Consider $\mathbb{Z}$ with the evenly spaced integer topology. Prove that the sequence $a_n = n!$ converges to zero.

My reasoning is: let $S(a,k)=a + k \mathbb{Z}= \left \{ a+kn: n \in \mathbb{Z} \right \}$, with $a,k \in \mathbb{Z}$ be a generic arithmetic progression. Then, we have to prove that for any sequence $S(0,k)$ we have $a_n \in S(0,k)$ definitively.
But, how can we prove the last part, i.e., $\exists n_0$ such that $a_n \in S(0,k) \quad \forall n >n_0$? And how can we show a counterexample, for instance $a_n$ does not converge to 3?
 A: Because $n\geqslant k\implies n!\in S(0,k)$, since $k\mid n!$ then.
And you don't have $\lim_{n\to\infty}n!=3$ (or any other number different from $0$), because $\Bbb Z$, endowed with that topology is separated, and therefore a sequence can have, at most, one limit.
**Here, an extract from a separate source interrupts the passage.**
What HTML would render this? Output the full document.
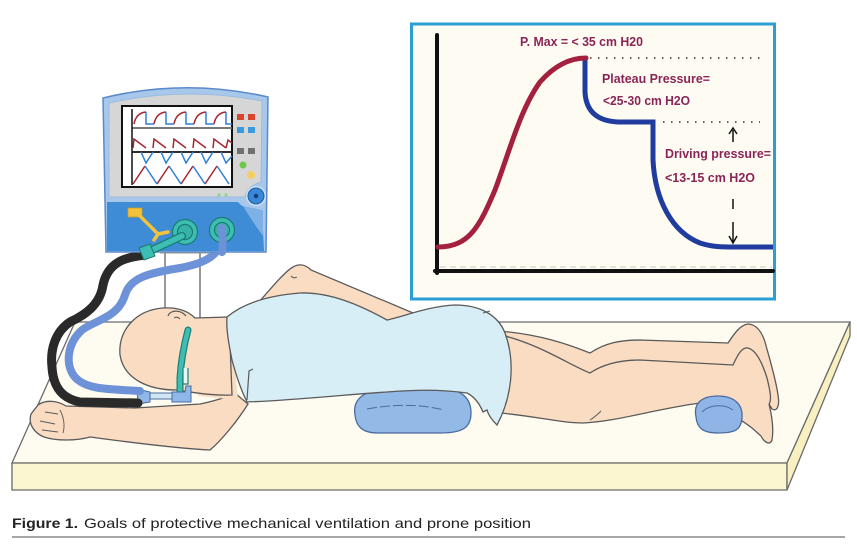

A: Your first question has already been answered, so I will address the second.
To show $a_n$ does not converge to $3$, it suffices to find an arithmetic progression $S(3,k)$ such that for every $n_0$, there exists $n>n_0$ such that $a_n\notin S(3,k)$. In other words, we can find terms arbitrarily far out in the sequence $a_n$ that are not in $S(3,k)$.
Take $k=2$ so $S(3,k) = \{...,-5,-3,-1,1,3,5,...\}$. Then we can find arbitrarily large terms in the sequence $a_n=n!$ that are not in $S(3,k)$ since for all $n \geq 2$, $n!$ is even.
This exact argument won't work for every possible choice of limit (only odd limits). I'd have to put in a bit more thought to come up with a direct proof that $a_n$ does not converge to, say, $2$ or $4$. However, the integers with the evenly spaced topology are a Hausdorff space, and so limits of sequences must be unique.